The problem statement (Codeforces# 385C) is this:
We are given a sequence of \$n\$ numbers, i.e. \$x_i\$ and \$m\$ queries to find how many of these are divisble by primes between two given numbers (not necessarily prime) \$l_i\$ and \$r_i\$ (inclusive).
Constraints are: \$1\le n\le 10^6, 2\le x_i \le 10^7, 2\le m \le 50000, 2\le l_i\le r_i \le 2x10^9\$
My approach is to create a map xcnt which contains unique \$x_i\$ and their counts so as to reduce repeated efforts. I also find the maximum \$x_i\$ as maxx. Now I sieve all odd numbers from 3 in a boolean array using Sieve of Erathosthenes and at the same time creating a map primes and a list primelist which contain the prime numbers and the map just contains key value pair as prime number and index to list.
Next, I create a Binary Index Tree/Fenwick Tree which is indexed by the prime numbers' index, i.e. BIT[1] contains the count of numbers divisible by 0th prime number which I consider as 2, then BIT[2] contains sum of counts of numbers divisible by 2 and 3 and so on according to design of Fenwick Tree. Finally when I am given integers \$l_i\$ and \$r_i\$, I use binary search (builtin) to find the smallest and largest prime number in this range and then use BIT to find the sum of counts.

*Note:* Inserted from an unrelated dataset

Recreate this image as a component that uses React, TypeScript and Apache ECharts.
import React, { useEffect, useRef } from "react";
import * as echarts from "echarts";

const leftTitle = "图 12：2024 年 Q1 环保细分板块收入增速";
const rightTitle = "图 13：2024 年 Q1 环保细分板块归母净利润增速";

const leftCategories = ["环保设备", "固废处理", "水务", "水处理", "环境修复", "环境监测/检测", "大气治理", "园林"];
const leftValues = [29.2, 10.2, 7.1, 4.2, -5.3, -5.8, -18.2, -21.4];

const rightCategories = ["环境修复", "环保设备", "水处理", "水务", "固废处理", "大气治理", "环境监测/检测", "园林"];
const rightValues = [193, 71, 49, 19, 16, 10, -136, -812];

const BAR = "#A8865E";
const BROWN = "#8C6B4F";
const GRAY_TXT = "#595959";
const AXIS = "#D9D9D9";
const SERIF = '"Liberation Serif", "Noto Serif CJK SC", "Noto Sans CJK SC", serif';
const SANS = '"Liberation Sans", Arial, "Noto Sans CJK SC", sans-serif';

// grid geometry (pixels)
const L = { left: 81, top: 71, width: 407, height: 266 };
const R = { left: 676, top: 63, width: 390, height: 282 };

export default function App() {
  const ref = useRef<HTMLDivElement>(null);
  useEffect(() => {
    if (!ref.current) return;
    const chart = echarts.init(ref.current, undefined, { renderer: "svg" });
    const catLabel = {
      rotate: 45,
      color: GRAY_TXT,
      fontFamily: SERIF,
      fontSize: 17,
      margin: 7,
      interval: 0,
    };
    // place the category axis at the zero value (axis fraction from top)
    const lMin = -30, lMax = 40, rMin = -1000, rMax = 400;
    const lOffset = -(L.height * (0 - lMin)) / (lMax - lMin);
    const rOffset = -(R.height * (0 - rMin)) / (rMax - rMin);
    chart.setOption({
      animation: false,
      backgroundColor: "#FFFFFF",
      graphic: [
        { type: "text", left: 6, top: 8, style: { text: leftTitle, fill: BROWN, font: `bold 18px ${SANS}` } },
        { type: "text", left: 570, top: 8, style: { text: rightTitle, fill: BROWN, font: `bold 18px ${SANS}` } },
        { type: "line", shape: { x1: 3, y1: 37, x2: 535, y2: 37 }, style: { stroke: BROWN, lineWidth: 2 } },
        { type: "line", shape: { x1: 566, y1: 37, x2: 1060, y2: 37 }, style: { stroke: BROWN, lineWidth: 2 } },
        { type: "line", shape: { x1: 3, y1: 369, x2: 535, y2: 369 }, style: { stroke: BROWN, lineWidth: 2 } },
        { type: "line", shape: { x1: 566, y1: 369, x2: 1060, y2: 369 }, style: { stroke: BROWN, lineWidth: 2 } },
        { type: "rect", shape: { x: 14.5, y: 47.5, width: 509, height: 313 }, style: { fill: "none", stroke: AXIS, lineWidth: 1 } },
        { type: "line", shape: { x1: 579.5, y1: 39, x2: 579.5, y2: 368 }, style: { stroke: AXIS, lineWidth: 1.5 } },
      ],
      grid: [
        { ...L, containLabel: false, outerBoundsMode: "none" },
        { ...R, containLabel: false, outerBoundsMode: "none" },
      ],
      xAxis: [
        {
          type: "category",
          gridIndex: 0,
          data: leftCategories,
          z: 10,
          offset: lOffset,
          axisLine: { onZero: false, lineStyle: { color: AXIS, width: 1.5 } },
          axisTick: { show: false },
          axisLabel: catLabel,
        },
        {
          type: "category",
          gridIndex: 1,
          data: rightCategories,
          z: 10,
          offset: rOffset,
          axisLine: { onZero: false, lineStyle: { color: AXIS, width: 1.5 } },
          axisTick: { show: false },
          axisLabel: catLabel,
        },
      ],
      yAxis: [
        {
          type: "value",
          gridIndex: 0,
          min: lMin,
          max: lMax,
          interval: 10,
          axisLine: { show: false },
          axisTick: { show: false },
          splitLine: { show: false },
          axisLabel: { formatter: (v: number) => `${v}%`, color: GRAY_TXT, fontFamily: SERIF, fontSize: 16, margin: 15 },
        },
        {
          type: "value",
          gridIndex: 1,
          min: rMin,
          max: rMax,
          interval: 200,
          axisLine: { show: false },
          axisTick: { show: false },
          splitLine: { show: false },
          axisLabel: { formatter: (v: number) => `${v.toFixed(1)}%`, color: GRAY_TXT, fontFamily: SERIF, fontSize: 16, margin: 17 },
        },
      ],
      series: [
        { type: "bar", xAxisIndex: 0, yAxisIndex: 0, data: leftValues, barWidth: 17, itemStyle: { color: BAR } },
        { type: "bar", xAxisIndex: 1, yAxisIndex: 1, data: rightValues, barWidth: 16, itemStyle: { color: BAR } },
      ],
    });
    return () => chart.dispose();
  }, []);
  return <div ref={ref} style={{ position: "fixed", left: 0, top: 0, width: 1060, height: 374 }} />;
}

My Java based solution (works perfectly):
import java.util.ArrayList;
import java.util.HashMap;
import java.util.List;
import java.util.Scanner;
import java.util.TreeMap;
public class P385C {
public static void main(String[] args) {
Scanner in = new Scanner(System.in);
int n = in.nextInt();
int[] x = new int[n];
//count of x
HashMap<Integer, Integer> xcnt = new HashMap<>();
//max of x
int maxx = 0;
for (int i = 0; i < n; i++) {
x[i] = in.nextInt();
//if not in map add (x[i],0)
if (!xcnt.containsKey(x[i])) xcnt.put(x[i], 0);
//xcnt[x[i]]++
xcnt.put(x[i], xcnt.get(x[i]) + 1);
if (x[i] > maxx) maxx = x[i];
}
int m = in.nextInt();
boolean[] notprime = new boolean[(maxx - 3) / 2 + 1];
//0->3,1->5,2->7,3->9,4->11,5->13,6->15,7->17,...n-1->2n+3=maxx
//map of (pn,n) [pn=nth prime number n=0,1,2..]
TreeMap<Integer, Integer> primes = new TreeMap<>();
List<Integer> primelist = new ArrayList<>();
int ind = 1;
primes.put(2, 0);
primelist.add(2);
for (int i = 0; 2 * i + 3 <= maxx; i++) {
if (!notprime[i]) {
long num = 2 * i + 3;
for (long j = num * num; j < maxx; j += num)
if (j % 2 == 1) notprime[(int) ((j - 3) / 2)] = true;
primes.put((int) num, ind++);
primelist.add((int) num);
}
}
BIT bit = new BIT(primes.size() + 1);
for (int xs : xcnt.keySet()) {
for (int p : primelist) {
// if p>xs no more divisibility now
if (p > xs) break;
// if xs%p then we add xcnt[xs] to f(p) in BIT by getting index from primes map
if (xs % p == 0) bit.add(primes.get(p), xcnt.get(xs));
}
}
for (int i = 0; i < m; i++) {
int l = in.nextInt();
int r = in.nextInt();
if (l <= maxx) {
//get just next or equal prime
int pmin = primes.ceilingKey(l);
//get just previous or equal prime
int pmax = primes.floorKey(r);
System.out.println(bit.sumRange(primes.get(pmin), primes.get(pmax)));
continue;
}
System.out.println(0);
}
in.close();
}
static class BIT {
int[] bit;
public BIT(int n) {
bit = new int[n];
}
public int getSum(int ind) {
int sum = 0;
ind++;
while (ind > 0) {
sum += bit[ind];
ind -= ind & -ind;
}
return sum;
}
public void add(int ind, int val) {
ind++;
while (ind < bit.length) {
bit[ind] += val;
ind += ind & -ind;
}
}
public int sumRange(int i, int j) {
return getSum(j) - getSum(i - 1);
}
}
}
Problem
- I did not think so but this solution though working correctly is not fast enough, according to my calculations I believe my complexity is \$O(n(\log{n})(\log\log{n})+m(\log{n}+\log{P})+P\log{P})\$ where \$P\$ (664,579~10^7) is the count of primes below maximum x so total operations are of order 10^8 which I think can be solved under a second under present computers (given time limit is 2 seconds).
- I would also like to welcome any other improvements that I could make or any other suggestions.